Hamilton Police Services Board won’t support judicial inquiry into arrests of majority-Black housing advocates


Published January 24, 2022 at 6:33 pm

Three more individuals were arrested Friday afternoon in Hamilton, two days after a physical confrontation between police and protestors at an encampment site at JC Beemer Park.

Saying it lacks such investigative powers, the Hamilton Police Services Board (HPSB) will not support a judical inquiry into officers’ conduct during the arrests of six housing advocates in the city two months ago.

Leaders in Hamilton’s Black community, numerous social justice groups and a major Ontario union have called for the dropping of charges against the six activists who were arrested on Nov. 24 and 26 while protesting encampment evictions in Hamilton. Five of the six young people whose cases are now before the courts are Black.

The initial string of arrests came when Sarah Jama and several housing advocates went to J.C. Beemer Park on Nov. 24 to protest the removal of an encampment and its residents who suffered a devastating early-morning fire.
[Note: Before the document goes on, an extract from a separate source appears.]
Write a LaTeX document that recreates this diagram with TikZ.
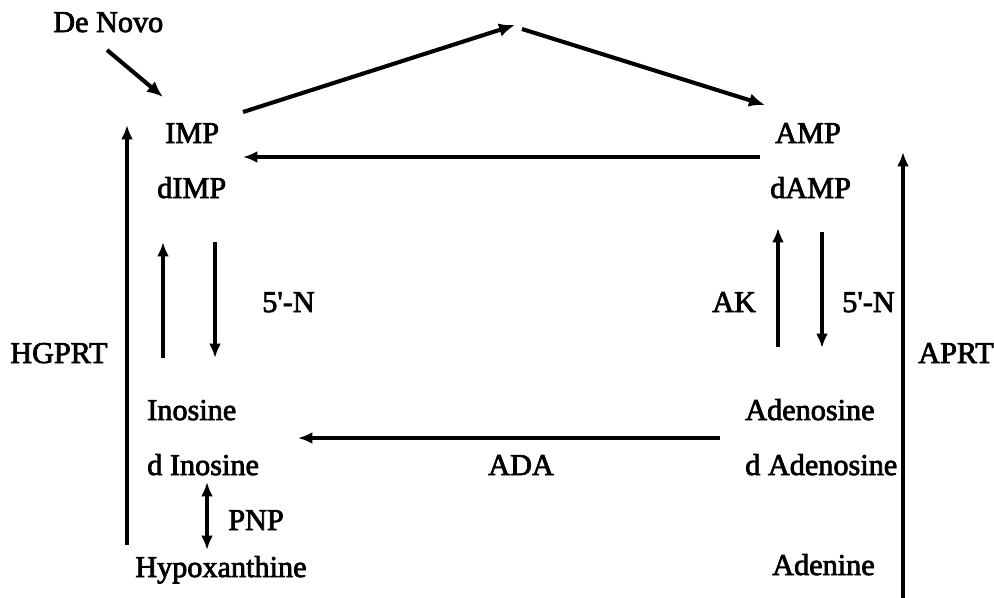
\documentclass[tikz,border=0pt]{standalone}
\usepackage{fontspec}
\newfontfamily\scanfont{Liberation Serif}[FakeBold=2.5]
\usetikzlibrary{arrows.meta}

\tikzset{
  lbl/.style={anchor=base west, inner sep=0pt, font=\scanfont\fontsize{21.5}{24}\selectfont},
  flow/.style={line width=2.2pt, -{Latex[length=3.6mm,width=3mm]}},
  flowboth/.style={line width=2.2pt, {Latex[length=3.6mm,width=3mm]}-{Latex[length=3.6mm,width=3mm]}},
  bigflow/.style={line width=2.9pt, -{Latex[length=4mm,width=3.4mm]}}
}

\begin{document}
\begin{tikzpicture}[x=0.025cm, y=-0.025cm]
         \useasboundingbox (0,0) rectangle (994,598);

         % metabolites
         \node[lbl] (denovo) at (53,32) {De Novo};
         \node[lbl] (imp) at (165,143) {IMP};
         \node[lbl] (dimp) at (157,198) {dIMP};
         \node[lbl] (amp) at (775,143) {AMP};
         \node[lbl] (damp) at (770,198) {dAMP};
         \node[lbl] (ino) at (147,420) {Inosine};
         \node[lbl] (dino) at (147,475) {d Inosine};
         \node[lbl] (ado) at (745,420) {Adenosine};
         \node[lbl] (dado) at (745,475) {d Adenosine};
         \node[lbl] (hyp) at (135,577) {Hypoxanthine};
         \node[lbl] (ade) at (772,575) {Adenine};

         % enzymes
         \node[lbl] (hgprt) at (10,363) {HGPRT};
         \node[lbl] (aprt) at (918,363) {APRT};
         \node[lbl] (nl) at (262,312) {5'-N};
         \node[lbl] (ak) at (712,312) {AK};
         \node[lbl] (nr) at (842,312) {5'-N};
         \node[lbl] (ada) at (488,475) {ADA};
         \node[lbl] (pnp) at (228,530) {PNP};

         % arrow end points
         \coordinate (dn1) at (107,50);   \coordinate (dn2) at (163,97);
         \coordinate (hg1) at (127,545);  \coordinate (hg2) at (127,125);
         \coordinate (lu1) at (163,358);  \coordinate (lu2) at (163,242);
         \coordinate (ld1) at (215,242);  \coordinate (ld2) at (215,358);
         \coordinate (pn1) at (207,482);  \coordinate (pn2) at (207,550);
         \coordinate (tp1) at (243,112);  \coordinate (tp2) at (515,25);
         \coordinate (tp3) at (522,29);   \coordinate (tp4) at (765,105);
         \coordinate (am1) at (760,157);  \coordinate (am2) at (243,157);
         \coordinate (ad1) at (720,438);  \coordinate (ad2) at (298,438);
         \coordinate (ak1) at (778,347);  \coordinate (ak2) at (778,228);
         \coordinate (rd1) at (822,232);  \coordinate (rd2) at (822,348);
         \coordinate (ap1) at (903,598);  \coordinate (ap2) at (903,152);

         \draw[bigflow] (dn1) -- (dn2);
         \draw[bigflow] (tp1) -- (tp2);
         \draw[bigflow] (tp3) -- (tp4);
         \draw[flow] (am1) -- (am2);
         \draw[flow] (hg1) -- (hg2);
         \draw[flow] (lu1) -- (lu2);
         \draw[flow] (ld1) -- (ld2);
         \draw[flowboth] (pn1) -- (pn2);
         \draw[flow] (ad1) -- (ad2);
         \draw[flow] (ak1) -- (ak2);
         \draw[flow] (rd1) -- (rd2);
         \draw[flow] (ap1) -- (ap2);
\end{tikzpicture}
\end{document}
They claimed, at the time, that the options to relocate the encampment residents were not adequate. Tensions rose to the point where there was a clash, leading to arrests and charges such as assaulting and obstructing a police officer. Two days later, at the Hamilton Central Police Station less than 1 km away from the park, there was a demonstration against those arrests on a bitterly cold Friday afternoon. More people were taken into custody and charged.

Rowa Mohamad has identified herself as the 24-year-old woman who was injured while being arrested at Central station on Nov. 26. The Ontario Special Investigations Unit (SIU) opened an investigation into that. They discontinued it this week, stating that “the woman did not, in fact, sustain a ‘serious injury’ within the mandate of the SIU.”

In Monday’s announcement, the HPSB cited the SIU as part of the “accountable oversight” of the Hamilton Police Service. In explaining the decision not to support calls for a judicial inquiry, the HPSB said it “is a governance body that does not have investigative powers. A Public Inquiry is beyond the Board’s powers and mandate. The ability to establish a Public Inquiry rests with the provincial Lieutenant Governor in Council.” The statement added, ” The Hamilton Police Service is subject to numerous levels of effective and accountable oversight, including, but not limited to the Special Investigations Unit (SIU) and the Office of the Independent Review Director (OIPRD). These are armslength agencies that investigate police interactions with the public. They are equipped to investigate matters within their respective mandates.”

The HPSB added, “We need to acknowledge and understand the past, but more importantly, we must spend our time and energy on making a better future. The Board and the Service are committed to effecting change together with the communities we serve. That commitment is an ongoing commitment, which predated these incidents and will continue going forward.”

The police services board’s seven members are chair Pat Mandy, vice-chair Fred Bennink, Mel Athulathmudali, Geordie Elms, and three city councillors, Ward 2 Coun. Jason Farr, Ward 6 Coun. Tom Jackson, and Ward 15 Coun. Judi Partridge.

The current lieutenant-governor of Ontario, the Hon. Elizabeth Dowdeswell, was appointed in 2014 by then-premier Kathleen Wynne.

The Hamilton Centre for Civic Inclusion wrote in a tweet that more than 1,110 residents of Hamilton and Ontario asked for a judicial review.

The week after the six arrests, Hamilton Afro-Canadian Caribbean Association (ACCA) president Evelyn Myrie told a news conference that Black leaders in the city “were shocked to see the swiftness of charges being laid against these individuals, these young people whom we have taught to get involved, to make change … You want to build trust, here’s an opportunity to show you are serious, honest and transparent in this regard. We can address this by dropping all of these charges. The young people who have been charged, they are taking considerable risk to help unhoused people in our community.”

The arrests also came the same week that HPS Chief Frank Bergen held a meeting entitled, Rebuilding Trust With The Black Community.

Since the arrests, a motion to create a humans rights-centre ‘Hamilton solution’ to houselessness has gained momentum at city council. Ward 3 Coun. Nrinder Nann, whose area includes Beemer Park, drafted the motion, and it has been supported by Farr, whose ward includes the Central police station.

Unhoused Hamiltonians, however, have been put under further strain due to the Omicron surge and an especially cold January. At one point recently, every shelter in the city was in a COVID-19 outbreak, meaning no new people could come in from the cold for a night.

A GoFundMe campaign created to provide Jama, Mohamad and the four other accused with a legal defence fund has raised $42,270. That is shy of its goal of $50,000.